Records —
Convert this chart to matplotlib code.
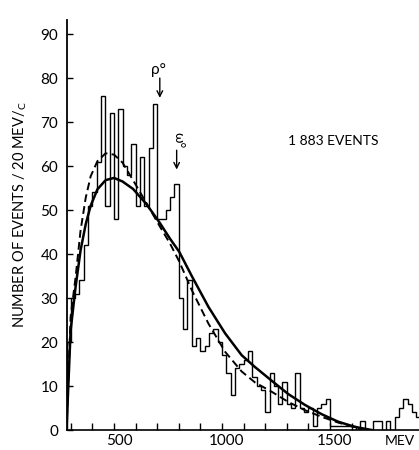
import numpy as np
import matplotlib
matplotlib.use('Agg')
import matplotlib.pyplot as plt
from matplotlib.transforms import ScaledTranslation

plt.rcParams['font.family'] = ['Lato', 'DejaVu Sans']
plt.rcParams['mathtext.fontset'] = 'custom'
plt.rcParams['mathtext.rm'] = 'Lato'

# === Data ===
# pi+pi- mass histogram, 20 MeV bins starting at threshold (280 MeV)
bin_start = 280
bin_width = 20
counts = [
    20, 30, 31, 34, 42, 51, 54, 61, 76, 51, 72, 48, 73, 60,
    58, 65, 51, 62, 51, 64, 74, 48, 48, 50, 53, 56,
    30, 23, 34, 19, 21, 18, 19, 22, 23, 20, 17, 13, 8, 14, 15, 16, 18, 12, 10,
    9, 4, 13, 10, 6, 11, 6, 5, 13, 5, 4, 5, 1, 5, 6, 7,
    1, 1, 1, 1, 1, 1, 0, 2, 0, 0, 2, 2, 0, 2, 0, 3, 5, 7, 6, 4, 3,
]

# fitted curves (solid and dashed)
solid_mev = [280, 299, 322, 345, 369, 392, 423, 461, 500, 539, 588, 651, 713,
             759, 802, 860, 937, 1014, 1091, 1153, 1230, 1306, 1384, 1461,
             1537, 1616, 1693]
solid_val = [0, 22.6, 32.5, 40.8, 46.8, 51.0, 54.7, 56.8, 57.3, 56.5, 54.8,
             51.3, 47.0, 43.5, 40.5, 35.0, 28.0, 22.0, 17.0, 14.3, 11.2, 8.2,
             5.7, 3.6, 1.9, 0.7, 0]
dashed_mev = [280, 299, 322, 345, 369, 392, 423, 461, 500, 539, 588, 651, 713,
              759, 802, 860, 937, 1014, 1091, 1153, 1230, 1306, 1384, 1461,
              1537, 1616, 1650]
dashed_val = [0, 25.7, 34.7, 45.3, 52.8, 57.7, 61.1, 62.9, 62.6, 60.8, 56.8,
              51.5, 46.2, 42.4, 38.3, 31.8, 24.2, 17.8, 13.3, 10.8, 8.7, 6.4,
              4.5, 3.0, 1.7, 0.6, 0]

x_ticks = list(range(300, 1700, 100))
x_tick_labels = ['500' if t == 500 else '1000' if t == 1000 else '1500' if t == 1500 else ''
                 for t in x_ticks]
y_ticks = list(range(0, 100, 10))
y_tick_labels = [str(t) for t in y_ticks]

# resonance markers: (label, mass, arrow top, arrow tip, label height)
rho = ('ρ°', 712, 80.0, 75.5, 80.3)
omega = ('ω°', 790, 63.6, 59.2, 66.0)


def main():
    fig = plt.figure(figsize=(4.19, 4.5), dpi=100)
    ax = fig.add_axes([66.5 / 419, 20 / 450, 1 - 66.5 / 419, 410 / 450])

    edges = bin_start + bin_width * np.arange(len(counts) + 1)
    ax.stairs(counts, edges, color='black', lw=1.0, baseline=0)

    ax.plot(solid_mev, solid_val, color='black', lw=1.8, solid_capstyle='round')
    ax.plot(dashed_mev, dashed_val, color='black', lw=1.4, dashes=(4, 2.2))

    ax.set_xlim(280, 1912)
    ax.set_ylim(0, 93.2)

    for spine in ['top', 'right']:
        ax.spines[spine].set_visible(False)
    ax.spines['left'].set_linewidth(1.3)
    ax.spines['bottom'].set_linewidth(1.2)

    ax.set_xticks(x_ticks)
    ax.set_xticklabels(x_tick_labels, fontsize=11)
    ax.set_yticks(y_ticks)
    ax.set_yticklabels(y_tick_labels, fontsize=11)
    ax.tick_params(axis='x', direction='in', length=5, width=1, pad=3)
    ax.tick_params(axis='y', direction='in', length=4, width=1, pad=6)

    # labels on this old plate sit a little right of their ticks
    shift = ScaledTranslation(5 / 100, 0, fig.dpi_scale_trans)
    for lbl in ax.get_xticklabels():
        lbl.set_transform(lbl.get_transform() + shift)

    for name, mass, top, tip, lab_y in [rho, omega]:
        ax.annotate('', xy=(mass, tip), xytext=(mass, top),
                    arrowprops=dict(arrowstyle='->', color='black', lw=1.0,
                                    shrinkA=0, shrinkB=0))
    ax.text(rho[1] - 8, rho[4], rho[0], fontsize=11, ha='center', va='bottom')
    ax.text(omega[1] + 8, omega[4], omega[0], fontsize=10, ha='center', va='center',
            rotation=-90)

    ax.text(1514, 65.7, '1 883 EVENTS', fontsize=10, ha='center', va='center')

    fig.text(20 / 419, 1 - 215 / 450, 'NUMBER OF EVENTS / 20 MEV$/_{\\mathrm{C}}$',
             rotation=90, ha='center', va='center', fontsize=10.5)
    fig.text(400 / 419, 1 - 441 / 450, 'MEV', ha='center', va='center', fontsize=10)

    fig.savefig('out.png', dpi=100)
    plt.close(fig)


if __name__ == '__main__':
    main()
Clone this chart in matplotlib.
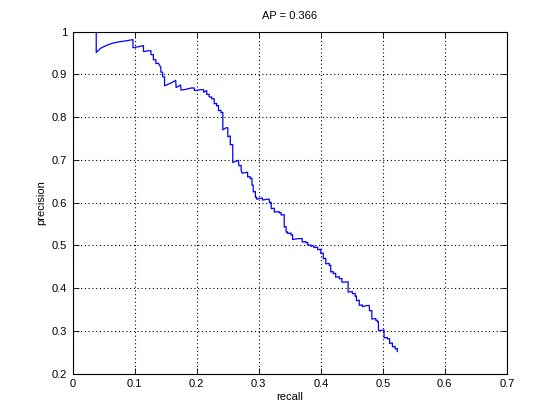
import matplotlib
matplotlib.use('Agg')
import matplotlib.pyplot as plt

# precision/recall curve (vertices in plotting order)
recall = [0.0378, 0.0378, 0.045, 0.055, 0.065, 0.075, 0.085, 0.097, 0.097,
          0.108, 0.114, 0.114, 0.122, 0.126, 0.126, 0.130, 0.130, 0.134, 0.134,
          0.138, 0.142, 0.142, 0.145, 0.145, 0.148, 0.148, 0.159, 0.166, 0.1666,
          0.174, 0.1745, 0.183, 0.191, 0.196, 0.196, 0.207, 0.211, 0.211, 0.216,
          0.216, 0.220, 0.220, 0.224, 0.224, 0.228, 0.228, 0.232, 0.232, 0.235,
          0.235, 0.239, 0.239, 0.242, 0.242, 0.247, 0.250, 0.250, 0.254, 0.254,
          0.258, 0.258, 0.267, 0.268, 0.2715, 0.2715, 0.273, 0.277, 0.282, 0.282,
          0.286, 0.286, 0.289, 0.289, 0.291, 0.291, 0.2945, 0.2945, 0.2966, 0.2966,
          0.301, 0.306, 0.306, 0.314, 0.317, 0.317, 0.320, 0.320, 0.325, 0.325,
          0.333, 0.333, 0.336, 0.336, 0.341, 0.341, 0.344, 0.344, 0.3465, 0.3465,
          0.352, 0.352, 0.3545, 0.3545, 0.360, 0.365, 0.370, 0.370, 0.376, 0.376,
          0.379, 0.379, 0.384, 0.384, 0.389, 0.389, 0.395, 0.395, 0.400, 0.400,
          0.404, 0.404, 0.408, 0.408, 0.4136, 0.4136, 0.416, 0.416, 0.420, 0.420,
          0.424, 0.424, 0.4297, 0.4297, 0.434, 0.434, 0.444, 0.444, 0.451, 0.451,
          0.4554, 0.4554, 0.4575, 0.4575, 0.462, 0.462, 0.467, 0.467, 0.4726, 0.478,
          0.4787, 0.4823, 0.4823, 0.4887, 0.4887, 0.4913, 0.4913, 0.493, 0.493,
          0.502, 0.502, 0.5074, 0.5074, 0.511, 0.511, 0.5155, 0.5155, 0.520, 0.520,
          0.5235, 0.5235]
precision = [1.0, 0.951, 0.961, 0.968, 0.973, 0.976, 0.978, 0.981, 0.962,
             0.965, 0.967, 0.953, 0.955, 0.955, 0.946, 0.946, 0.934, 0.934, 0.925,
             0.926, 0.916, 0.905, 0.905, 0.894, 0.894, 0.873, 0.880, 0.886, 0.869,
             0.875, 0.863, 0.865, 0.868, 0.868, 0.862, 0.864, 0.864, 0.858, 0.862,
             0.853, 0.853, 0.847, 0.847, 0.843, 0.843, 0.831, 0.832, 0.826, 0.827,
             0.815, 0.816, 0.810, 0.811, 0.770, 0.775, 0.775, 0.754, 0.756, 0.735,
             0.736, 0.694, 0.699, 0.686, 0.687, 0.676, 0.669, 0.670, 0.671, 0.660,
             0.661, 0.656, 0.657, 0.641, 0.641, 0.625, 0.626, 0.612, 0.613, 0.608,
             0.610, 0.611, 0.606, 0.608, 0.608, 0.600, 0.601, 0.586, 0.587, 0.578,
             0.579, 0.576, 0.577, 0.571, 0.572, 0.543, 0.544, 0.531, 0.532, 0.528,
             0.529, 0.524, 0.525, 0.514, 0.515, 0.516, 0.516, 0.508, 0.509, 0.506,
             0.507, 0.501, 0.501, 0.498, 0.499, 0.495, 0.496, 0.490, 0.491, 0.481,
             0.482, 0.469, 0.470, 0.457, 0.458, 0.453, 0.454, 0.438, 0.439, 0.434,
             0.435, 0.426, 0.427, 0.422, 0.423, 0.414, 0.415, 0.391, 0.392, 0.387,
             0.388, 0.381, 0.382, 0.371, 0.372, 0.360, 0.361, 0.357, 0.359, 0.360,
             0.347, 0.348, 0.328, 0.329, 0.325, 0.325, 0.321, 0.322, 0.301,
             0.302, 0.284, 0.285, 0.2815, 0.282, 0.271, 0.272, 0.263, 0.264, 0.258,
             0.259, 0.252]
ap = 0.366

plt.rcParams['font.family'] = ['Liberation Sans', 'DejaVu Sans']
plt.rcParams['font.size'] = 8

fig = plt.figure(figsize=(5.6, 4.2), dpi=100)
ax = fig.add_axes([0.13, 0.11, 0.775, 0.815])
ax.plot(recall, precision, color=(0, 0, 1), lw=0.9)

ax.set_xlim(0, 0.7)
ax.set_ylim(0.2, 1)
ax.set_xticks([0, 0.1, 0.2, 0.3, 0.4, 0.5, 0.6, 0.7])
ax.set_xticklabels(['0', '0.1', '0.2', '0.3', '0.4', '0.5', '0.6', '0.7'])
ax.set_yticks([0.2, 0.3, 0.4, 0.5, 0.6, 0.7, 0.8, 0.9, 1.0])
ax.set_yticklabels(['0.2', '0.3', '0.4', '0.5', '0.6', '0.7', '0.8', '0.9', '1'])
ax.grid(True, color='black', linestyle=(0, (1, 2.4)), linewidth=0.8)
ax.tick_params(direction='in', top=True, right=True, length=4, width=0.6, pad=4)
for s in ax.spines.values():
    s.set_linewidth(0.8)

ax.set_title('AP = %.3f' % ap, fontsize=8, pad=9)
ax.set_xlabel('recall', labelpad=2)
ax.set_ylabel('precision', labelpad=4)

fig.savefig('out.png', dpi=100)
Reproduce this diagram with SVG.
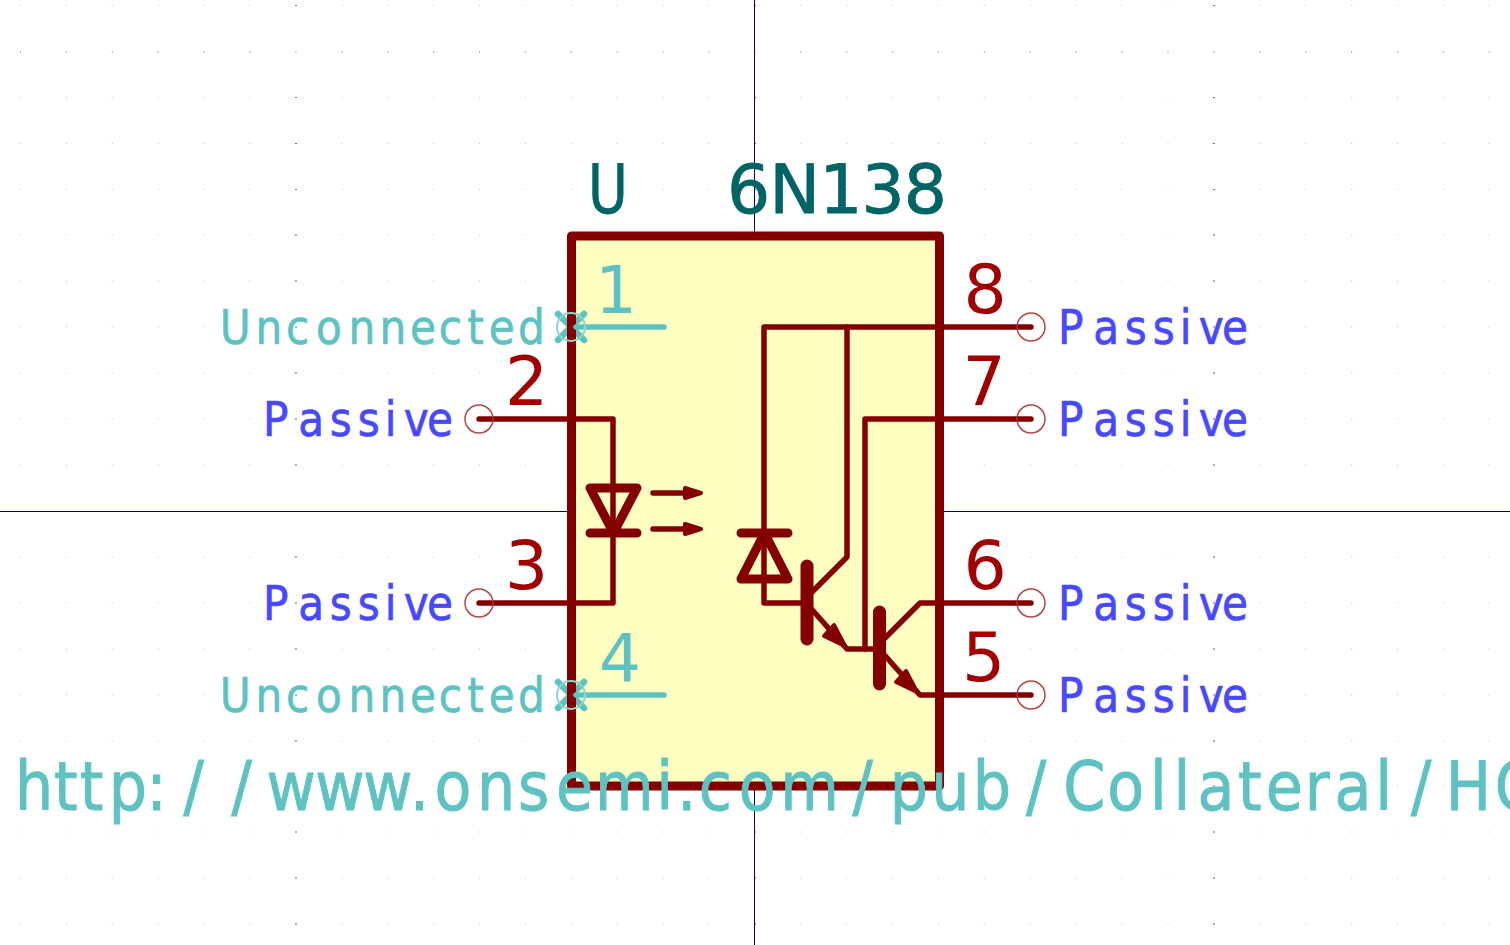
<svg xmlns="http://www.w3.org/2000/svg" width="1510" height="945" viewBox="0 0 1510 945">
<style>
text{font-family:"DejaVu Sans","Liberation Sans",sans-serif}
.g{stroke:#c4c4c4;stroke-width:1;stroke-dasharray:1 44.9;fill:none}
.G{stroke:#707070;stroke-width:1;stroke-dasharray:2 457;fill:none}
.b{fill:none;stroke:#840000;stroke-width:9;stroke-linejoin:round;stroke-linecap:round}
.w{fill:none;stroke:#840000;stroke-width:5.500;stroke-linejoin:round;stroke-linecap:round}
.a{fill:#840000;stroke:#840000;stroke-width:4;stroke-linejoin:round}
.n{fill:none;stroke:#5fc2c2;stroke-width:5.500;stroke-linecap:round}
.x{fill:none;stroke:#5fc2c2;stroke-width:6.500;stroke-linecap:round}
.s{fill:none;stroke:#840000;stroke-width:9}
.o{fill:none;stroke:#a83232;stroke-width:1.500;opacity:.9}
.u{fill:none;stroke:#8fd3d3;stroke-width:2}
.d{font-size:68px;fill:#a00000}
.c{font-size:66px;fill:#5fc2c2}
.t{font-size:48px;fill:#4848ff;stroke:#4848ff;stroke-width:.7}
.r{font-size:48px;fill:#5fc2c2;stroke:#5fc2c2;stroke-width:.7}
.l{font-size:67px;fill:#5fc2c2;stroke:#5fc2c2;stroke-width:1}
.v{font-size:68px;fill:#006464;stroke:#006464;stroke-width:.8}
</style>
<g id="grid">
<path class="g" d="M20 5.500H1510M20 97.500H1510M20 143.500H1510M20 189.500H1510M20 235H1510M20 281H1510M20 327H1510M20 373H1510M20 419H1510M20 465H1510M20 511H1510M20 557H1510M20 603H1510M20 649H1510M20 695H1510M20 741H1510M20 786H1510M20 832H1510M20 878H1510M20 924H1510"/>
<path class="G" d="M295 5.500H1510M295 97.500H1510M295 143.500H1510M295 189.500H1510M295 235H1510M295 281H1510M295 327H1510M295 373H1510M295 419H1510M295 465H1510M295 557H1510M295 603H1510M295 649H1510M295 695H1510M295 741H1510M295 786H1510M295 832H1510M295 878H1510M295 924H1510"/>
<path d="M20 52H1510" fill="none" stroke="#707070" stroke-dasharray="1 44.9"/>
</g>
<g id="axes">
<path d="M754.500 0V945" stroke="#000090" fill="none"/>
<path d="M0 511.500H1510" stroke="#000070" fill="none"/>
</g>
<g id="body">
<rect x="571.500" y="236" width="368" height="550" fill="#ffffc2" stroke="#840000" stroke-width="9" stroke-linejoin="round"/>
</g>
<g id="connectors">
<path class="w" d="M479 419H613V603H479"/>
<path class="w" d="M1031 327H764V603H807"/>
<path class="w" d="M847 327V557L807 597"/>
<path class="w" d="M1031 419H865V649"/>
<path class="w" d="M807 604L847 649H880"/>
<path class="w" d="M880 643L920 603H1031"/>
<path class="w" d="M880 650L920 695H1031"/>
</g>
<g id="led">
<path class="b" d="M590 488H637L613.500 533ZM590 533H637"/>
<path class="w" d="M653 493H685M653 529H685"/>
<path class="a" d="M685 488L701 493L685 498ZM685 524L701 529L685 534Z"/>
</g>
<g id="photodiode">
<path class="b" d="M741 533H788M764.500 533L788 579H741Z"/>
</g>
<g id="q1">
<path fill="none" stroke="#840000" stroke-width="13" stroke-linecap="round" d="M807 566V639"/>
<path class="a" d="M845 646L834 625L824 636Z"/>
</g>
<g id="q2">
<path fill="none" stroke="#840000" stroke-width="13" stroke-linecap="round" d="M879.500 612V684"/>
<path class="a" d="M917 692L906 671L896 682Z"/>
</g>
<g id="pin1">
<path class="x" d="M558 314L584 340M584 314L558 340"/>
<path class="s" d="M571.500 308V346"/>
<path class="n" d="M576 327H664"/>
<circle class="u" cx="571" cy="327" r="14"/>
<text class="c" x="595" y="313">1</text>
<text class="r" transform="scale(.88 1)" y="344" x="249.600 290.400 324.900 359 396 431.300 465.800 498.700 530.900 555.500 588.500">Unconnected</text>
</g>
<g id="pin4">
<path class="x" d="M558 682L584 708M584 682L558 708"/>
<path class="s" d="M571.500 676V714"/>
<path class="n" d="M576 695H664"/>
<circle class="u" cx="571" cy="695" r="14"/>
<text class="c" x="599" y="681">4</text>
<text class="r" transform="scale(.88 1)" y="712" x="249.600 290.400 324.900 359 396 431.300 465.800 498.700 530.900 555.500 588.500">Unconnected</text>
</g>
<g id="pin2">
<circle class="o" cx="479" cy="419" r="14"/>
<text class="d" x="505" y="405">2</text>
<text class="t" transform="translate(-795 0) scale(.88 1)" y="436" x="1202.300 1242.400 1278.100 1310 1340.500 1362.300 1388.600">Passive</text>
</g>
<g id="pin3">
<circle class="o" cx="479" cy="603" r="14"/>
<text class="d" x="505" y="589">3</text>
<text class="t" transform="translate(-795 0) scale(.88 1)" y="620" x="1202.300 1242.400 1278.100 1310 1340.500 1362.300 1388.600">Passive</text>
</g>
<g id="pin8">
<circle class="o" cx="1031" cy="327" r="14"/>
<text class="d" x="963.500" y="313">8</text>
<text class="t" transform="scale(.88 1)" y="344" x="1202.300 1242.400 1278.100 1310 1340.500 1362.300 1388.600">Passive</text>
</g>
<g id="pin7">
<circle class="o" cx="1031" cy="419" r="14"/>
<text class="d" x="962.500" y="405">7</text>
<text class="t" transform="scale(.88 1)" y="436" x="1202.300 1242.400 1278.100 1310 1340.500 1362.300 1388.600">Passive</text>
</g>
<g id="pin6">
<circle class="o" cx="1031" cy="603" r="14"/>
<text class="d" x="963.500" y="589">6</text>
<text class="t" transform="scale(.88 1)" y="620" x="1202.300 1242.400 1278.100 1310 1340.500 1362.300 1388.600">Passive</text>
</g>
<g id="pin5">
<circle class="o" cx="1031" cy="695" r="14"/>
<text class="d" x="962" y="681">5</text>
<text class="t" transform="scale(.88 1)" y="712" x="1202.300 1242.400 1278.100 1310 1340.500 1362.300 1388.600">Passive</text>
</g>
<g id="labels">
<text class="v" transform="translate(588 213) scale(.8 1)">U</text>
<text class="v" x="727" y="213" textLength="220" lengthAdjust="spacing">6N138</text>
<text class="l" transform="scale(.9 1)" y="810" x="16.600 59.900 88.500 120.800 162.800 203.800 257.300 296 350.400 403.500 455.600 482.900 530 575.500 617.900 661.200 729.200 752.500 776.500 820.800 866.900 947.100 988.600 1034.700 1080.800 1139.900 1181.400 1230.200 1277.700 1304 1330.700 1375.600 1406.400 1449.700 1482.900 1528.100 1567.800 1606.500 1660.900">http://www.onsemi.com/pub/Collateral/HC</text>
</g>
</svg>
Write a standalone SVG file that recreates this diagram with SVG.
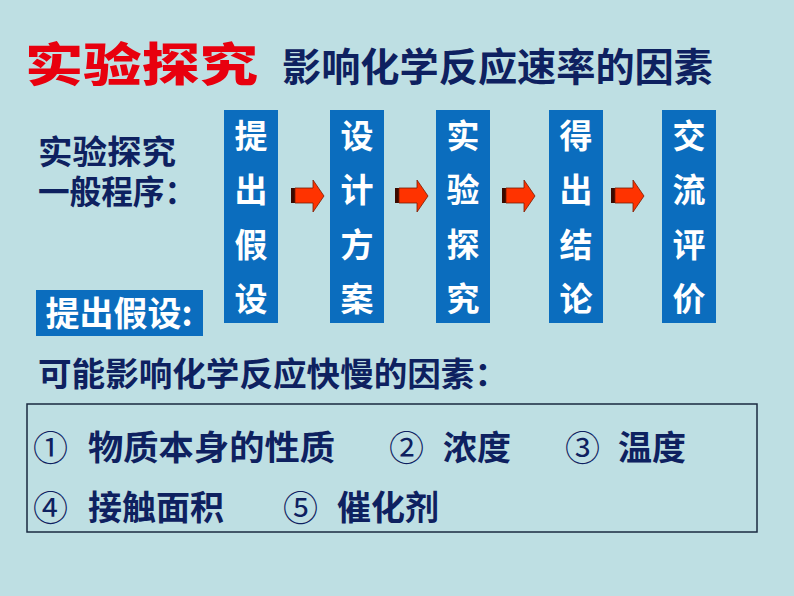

THE TASK —
Repeat exactly the lines from the start of the entries down to the line with "plt.rcParams['mathtext.rm'] = 'Lato'", keeping both ends but none of the pictures.

IN RESPONSE —
Convert this chart to matplotlib code.
import numpy as np
import matplotlib
matplotlib.use('Agg')
import matplotlib.pyplot as plt
from matplotlib.transforms import ScaledTranslation

plt.rcParams['font.family'] = ['Lato', 'DejaVu Sans']
plt.rcParams['mathtext.fontset'] = 'custom'
plt.rcParams['mathtext.rm'] = 'Lato'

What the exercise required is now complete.